Rows from a dataset of charts and code:
● ● ●

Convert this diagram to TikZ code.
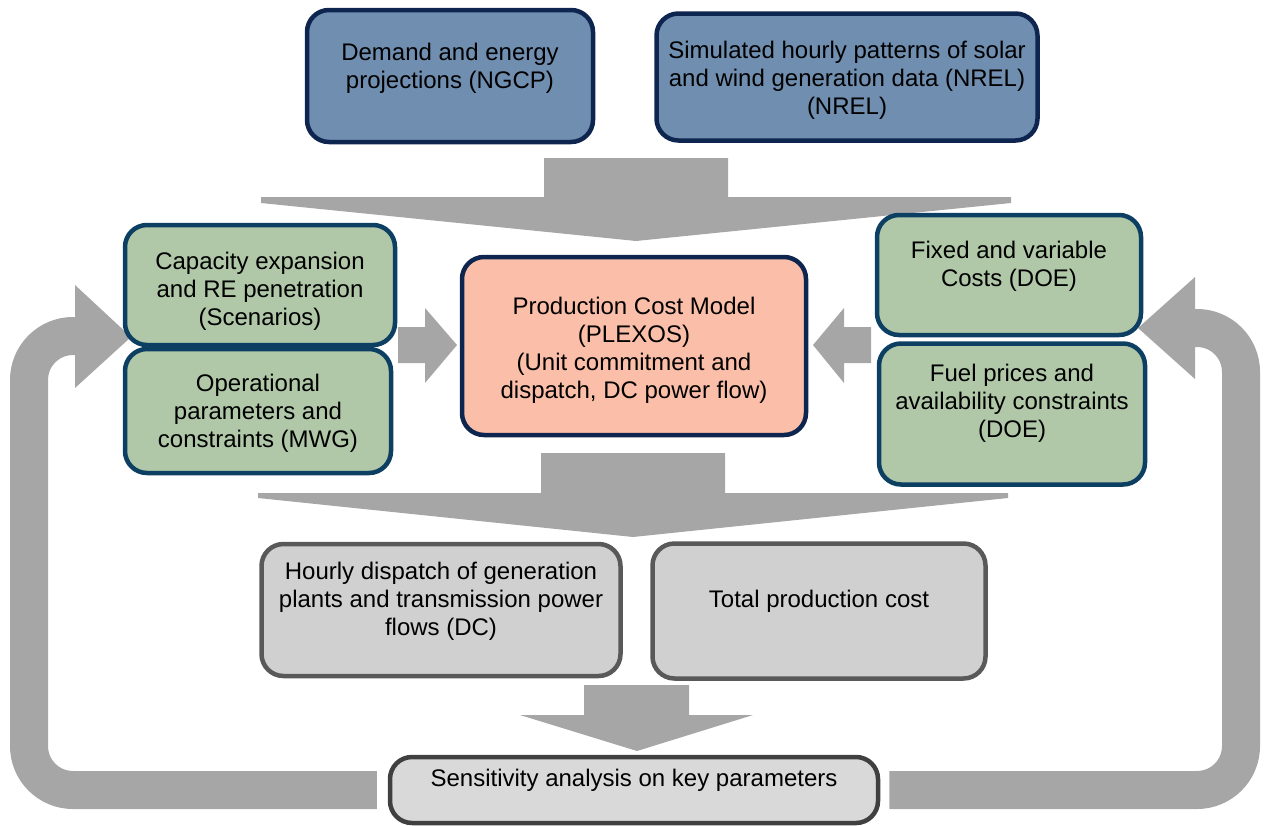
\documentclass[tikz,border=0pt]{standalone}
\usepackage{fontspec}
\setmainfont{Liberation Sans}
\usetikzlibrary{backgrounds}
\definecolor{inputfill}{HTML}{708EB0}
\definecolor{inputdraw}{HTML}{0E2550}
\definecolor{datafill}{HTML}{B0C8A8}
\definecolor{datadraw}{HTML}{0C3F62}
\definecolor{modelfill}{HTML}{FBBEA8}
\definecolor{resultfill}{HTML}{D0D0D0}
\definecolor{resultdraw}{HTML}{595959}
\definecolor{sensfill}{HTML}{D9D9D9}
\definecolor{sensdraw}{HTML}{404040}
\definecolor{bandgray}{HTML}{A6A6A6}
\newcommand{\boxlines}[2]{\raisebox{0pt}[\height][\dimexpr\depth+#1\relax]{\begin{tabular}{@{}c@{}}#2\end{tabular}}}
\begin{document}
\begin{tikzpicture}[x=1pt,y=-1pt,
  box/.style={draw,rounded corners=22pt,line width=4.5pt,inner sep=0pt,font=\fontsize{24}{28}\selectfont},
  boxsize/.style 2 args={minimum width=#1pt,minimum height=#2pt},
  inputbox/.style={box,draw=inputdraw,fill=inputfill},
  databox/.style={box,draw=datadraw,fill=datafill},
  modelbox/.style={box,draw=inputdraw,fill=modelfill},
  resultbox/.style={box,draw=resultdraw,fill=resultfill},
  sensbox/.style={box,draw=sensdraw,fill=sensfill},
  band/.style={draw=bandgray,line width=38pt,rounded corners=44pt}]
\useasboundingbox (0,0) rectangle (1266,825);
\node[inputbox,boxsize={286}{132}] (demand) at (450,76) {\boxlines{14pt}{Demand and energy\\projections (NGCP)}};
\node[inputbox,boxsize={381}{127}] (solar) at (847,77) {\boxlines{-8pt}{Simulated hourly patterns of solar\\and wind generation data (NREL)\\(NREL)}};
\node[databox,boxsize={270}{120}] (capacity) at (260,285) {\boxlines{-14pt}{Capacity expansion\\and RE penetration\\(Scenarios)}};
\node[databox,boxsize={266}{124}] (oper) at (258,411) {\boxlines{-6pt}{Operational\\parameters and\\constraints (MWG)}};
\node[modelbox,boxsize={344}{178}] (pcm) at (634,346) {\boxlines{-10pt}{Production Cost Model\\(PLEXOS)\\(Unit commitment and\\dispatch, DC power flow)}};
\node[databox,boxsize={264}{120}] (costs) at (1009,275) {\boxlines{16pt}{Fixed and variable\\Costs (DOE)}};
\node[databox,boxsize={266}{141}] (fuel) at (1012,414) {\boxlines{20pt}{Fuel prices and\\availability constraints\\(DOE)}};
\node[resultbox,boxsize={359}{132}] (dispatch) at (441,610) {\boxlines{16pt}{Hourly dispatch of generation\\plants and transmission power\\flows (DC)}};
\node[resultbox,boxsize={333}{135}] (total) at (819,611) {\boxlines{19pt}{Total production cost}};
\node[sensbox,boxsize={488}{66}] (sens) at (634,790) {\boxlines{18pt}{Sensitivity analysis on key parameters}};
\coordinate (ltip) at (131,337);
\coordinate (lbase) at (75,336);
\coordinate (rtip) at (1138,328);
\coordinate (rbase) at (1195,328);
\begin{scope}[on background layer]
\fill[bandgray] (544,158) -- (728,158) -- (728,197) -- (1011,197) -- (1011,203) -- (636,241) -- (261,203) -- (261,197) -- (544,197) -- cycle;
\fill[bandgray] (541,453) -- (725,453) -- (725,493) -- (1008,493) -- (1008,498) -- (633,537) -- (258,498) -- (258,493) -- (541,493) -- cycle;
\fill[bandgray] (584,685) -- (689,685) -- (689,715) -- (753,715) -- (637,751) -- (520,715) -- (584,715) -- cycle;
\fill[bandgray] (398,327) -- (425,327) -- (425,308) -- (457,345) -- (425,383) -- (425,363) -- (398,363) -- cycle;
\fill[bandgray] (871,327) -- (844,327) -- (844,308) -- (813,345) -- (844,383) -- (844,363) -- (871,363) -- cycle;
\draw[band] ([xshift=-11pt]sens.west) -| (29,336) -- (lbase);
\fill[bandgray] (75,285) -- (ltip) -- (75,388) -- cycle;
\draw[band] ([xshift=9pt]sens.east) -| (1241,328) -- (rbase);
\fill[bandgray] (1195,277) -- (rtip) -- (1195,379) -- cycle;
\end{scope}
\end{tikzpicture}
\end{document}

● ● ●

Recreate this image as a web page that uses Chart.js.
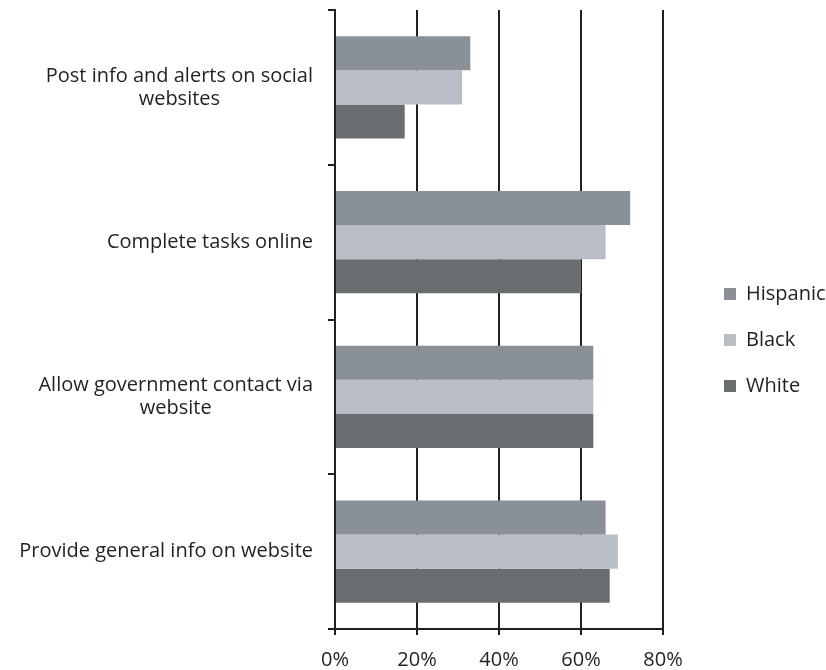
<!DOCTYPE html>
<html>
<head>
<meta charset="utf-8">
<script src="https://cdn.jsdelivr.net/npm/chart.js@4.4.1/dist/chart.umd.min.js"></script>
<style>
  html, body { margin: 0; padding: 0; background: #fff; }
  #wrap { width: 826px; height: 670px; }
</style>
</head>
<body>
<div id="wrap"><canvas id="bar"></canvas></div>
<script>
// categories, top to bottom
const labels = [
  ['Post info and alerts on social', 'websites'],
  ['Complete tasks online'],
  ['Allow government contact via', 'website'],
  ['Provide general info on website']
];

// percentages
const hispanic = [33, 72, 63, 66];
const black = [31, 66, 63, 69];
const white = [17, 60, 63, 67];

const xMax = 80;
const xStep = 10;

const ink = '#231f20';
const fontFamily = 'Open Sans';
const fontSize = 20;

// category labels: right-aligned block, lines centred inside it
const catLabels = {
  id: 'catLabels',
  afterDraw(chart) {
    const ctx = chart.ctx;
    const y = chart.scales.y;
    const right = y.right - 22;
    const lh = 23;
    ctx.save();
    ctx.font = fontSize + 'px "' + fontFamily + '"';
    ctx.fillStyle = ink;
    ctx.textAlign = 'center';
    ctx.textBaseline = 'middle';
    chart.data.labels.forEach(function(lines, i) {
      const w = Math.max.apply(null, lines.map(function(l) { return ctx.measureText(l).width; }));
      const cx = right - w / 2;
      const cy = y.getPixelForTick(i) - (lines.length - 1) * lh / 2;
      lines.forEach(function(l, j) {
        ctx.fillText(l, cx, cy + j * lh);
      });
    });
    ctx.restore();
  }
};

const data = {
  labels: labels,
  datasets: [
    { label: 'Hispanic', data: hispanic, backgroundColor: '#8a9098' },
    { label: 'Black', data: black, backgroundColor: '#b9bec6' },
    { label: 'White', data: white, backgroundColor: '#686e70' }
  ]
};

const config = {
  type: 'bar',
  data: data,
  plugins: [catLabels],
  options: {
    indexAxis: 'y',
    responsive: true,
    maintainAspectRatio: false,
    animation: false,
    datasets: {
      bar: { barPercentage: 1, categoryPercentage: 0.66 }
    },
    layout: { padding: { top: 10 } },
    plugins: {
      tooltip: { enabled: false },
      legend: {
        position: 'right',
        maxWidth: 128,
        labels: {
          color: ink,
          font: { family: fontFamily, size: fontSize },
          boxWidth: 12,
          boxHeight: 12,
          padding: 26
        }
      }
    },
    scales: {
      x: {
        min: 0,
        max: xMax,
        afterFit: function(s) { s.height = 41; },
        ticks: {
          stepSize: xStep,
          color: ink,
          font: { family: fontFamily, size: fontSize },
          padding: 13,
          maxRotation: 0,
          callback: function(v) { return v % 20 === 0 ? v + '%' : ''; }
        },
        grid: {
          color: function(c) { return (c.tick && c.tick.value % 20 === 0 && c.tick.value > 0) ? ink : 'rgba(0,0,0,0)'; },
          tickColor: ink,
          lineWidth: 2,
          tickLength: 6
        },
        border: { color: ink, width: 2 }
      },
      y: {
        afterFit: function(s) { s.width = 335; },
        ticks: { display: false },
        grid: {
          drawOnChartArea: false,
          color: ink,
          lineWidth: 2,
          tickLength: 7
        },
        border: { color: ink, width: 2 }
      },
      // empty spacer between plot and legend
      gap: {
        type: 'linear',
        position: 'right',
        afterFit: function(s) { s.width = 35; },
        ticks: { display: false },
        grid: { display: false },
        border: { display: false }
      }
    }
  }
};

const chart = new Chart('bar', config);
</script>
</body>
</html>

● ● ●

● Work instructions
Select and copy every line of the listing with the word "this".

● Answer in full
Convert this diagram to TikZ code.
Recreate this image as a web page that uses Chart.js.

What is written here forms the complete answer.